Acquisition of MCMV-resistance in BAC clone 128D23 transgenic lines. (A) Enriched NK cell preparations from spleens of wild-type strains were stained with the mAb DX5 and the rabbit polyclonal antibody against the cytoplasmic domain of the Ly49H peptide reported here. The numbers in the density plots indicate the percentage of DX5⁺ lymphocytes either Ly49H⁻ or Ly49H⁺. (B) Enriched NK cell preparations from spleens of BAC 128D23 transgenic lines were stained with the monoclonal antibody DX5 and the rabbit polyclonal antibody against the cytoplasmic domain of the Ly49H. The numbers in the density plots indicate the percentage of DX5⁺ lymphocytes either Ly49H⁻ or Ly49H⁺. (C) Replication of MCMV in the spleen of wild-type and transgenic lines. Viral titers in the spleen of five mice per group were determined by plaque assay 3 d after infection with 5 × 10³ PFU of MCMV. Statistically significant differences were observed between transgenic (Tg832, Tg915) and nontransgenic mice at P values of < 0.0005.

Figure 5.

A 79-kb genomic construct containing Ly49H confers resistance to MCMV infection. (A) Physical map of a 79-kb fragment with the localization of markers used for identification of transgenic lines by PCR. The localization of genes present in the BAC clone is also indicated.
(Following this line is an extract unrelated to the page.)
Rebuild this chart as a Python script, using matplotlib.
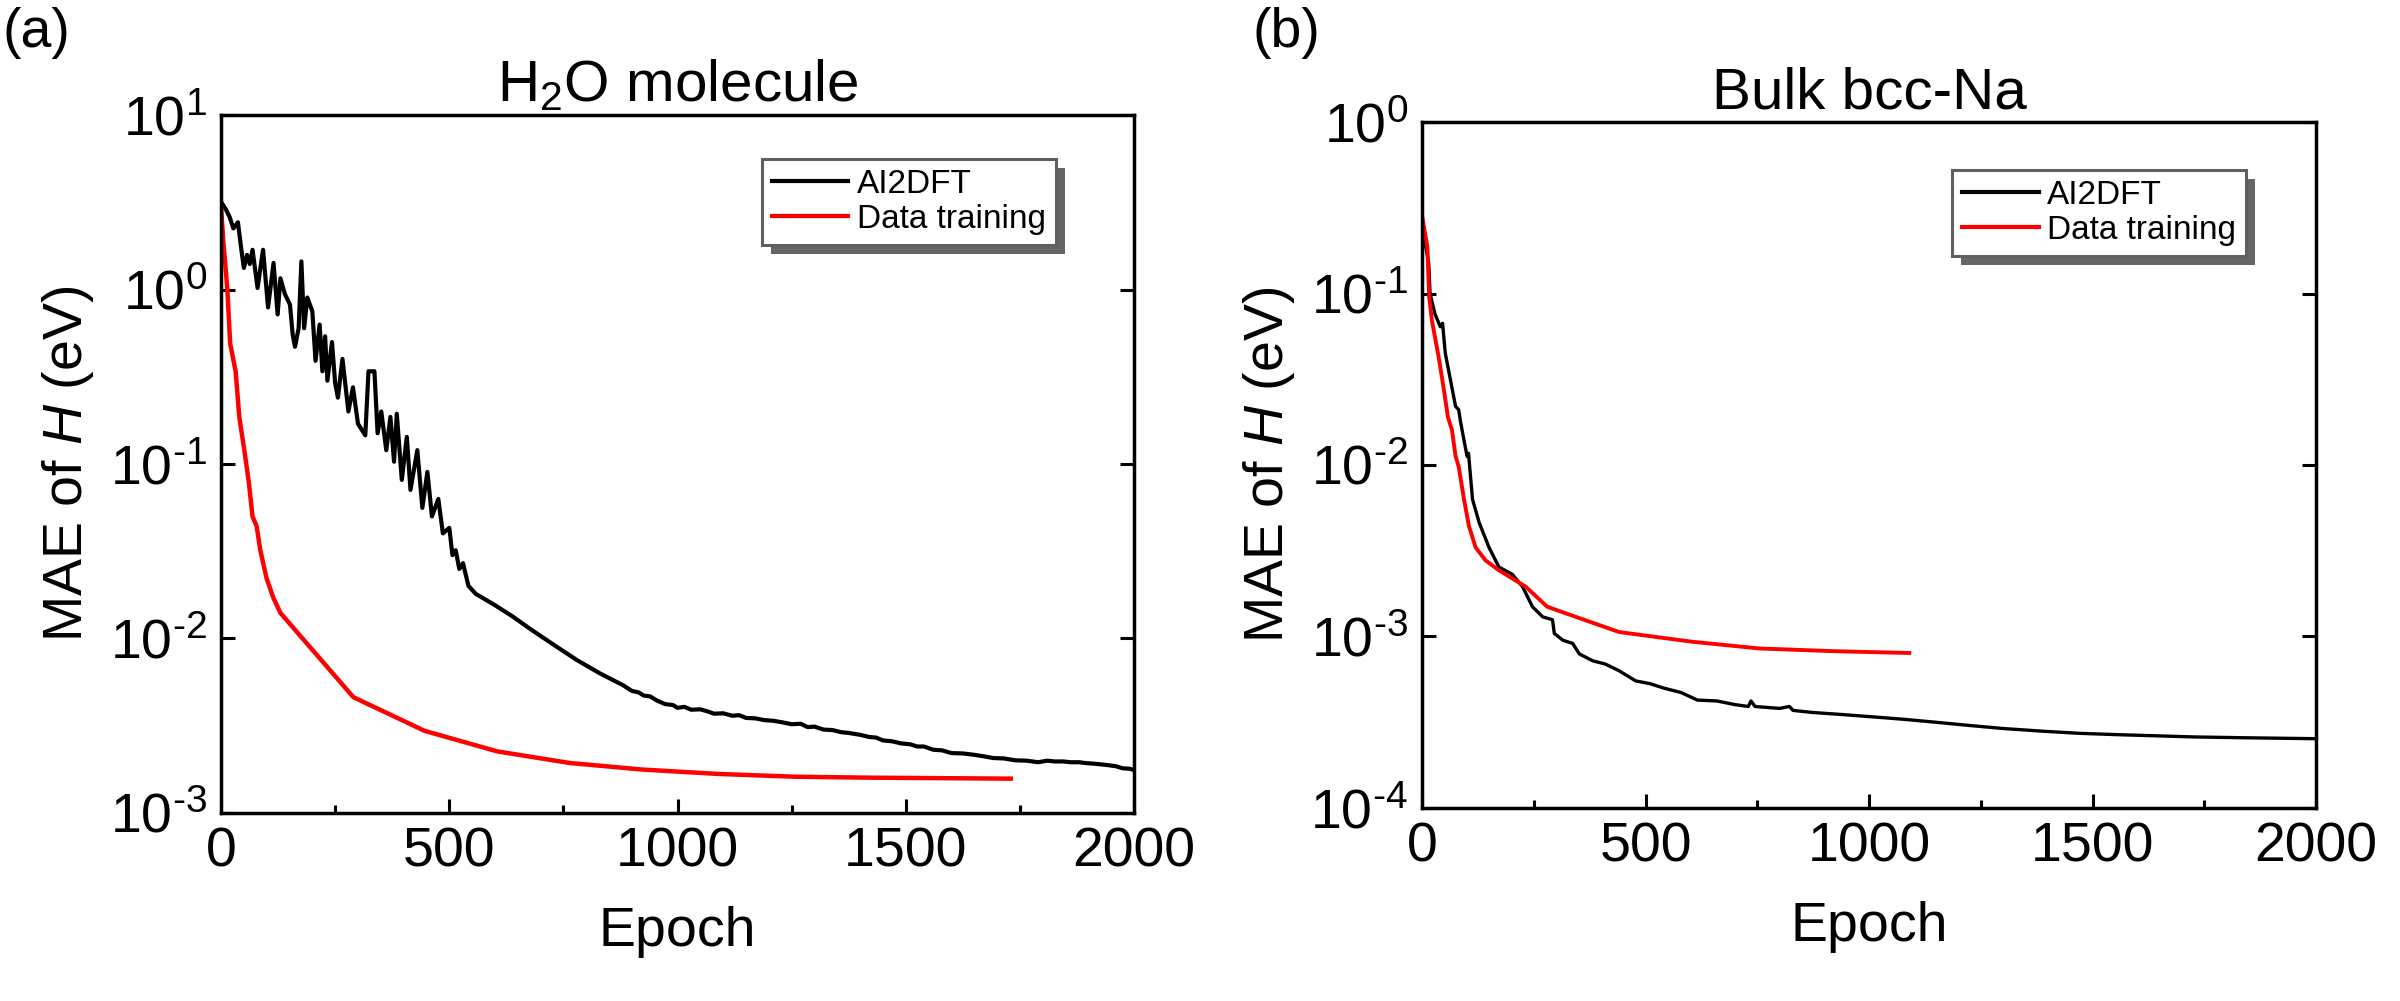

Restriction sites of XhoI and SalI used to generate the 79-kb fragment were shown. The (+) indicates a positive result in STS content analysis of transgenic founder animals. (B) Enriched NK cell preparations from spleens of lines Tg832 and Tg814 were stained with the mAb DX5 and the rabbit polyclonal antibody against the cytoplasmic domain of the Ly49H. The numbers in the density plots indicate the percentage of DX5⁺ lymphocytes either Ly49H⁻ or Ly49H⁺. (C) Replication of MCMV in the spleen and liver of wild-type and transgenic lines. Viral titers in the spleen of five mice per group were determined by plaque assay 3 d after infection with 5 × 10³ PFU of MCMV.

Figure 6.

Ly49H confers resistance to MCMV infection independently of the genetic background. Replication of MCMV in wild-type and transgenic Tg832 and Tg915 mice in the context of homozygous FVB/N (Cmv1 ^sFVB; A) and BALB/c (Cmv1 ^sBALB; B) was shown. Haplotypes of Ly49 family for Cmv1 ^r (C57BL/6), Cmv1 ^sFVB and Cmv1 ^sBALB are shown; black boxes, B6 alleles; hatched boxes, FVB alleles; gray boxes, BALB/c alleles; white boxes indicate the absence of alleles. Viral titers in the spleen and liver of five mice per group were determined by plaque assay 3 d after infection with 5 × 10³ PFU of MCMV.

Figure 7.

Kinetics of trans-Ly49H expression. (A) Ly49H expression was followed during a 1-wk period in the transgenic line Tg832 and C57BL/6 by staining with the mAb DX5 and a rabbit polyclonal antibody against the cytoplasmic domain of the Ly49H. The numbers in the density plots indicate the percentage of DX5⁺ lymphocytes either Ly49H⁻ or Ly49H⁺. Enriched NK cell preparations were obtained from spleen and liver tissues after 0, 1, 2, 3, 5, and 7 d after infection. The proportion of NK cells in liver until 3 d after infection was not determined owing to the insignificant number of DX5⁺ cells on samples. (B) A fraction of the organ homogenates used in panel A were used to determine the course of MCMV infection at the indicated time points in transgenic Tg832 mice and wild-type C57BL/6 (Cmv1 ^r) and FVB/N (Cmv1 ^s) controls. Viral titers were determined by plaque after infection with 5 × 10³ PFU of MCMV.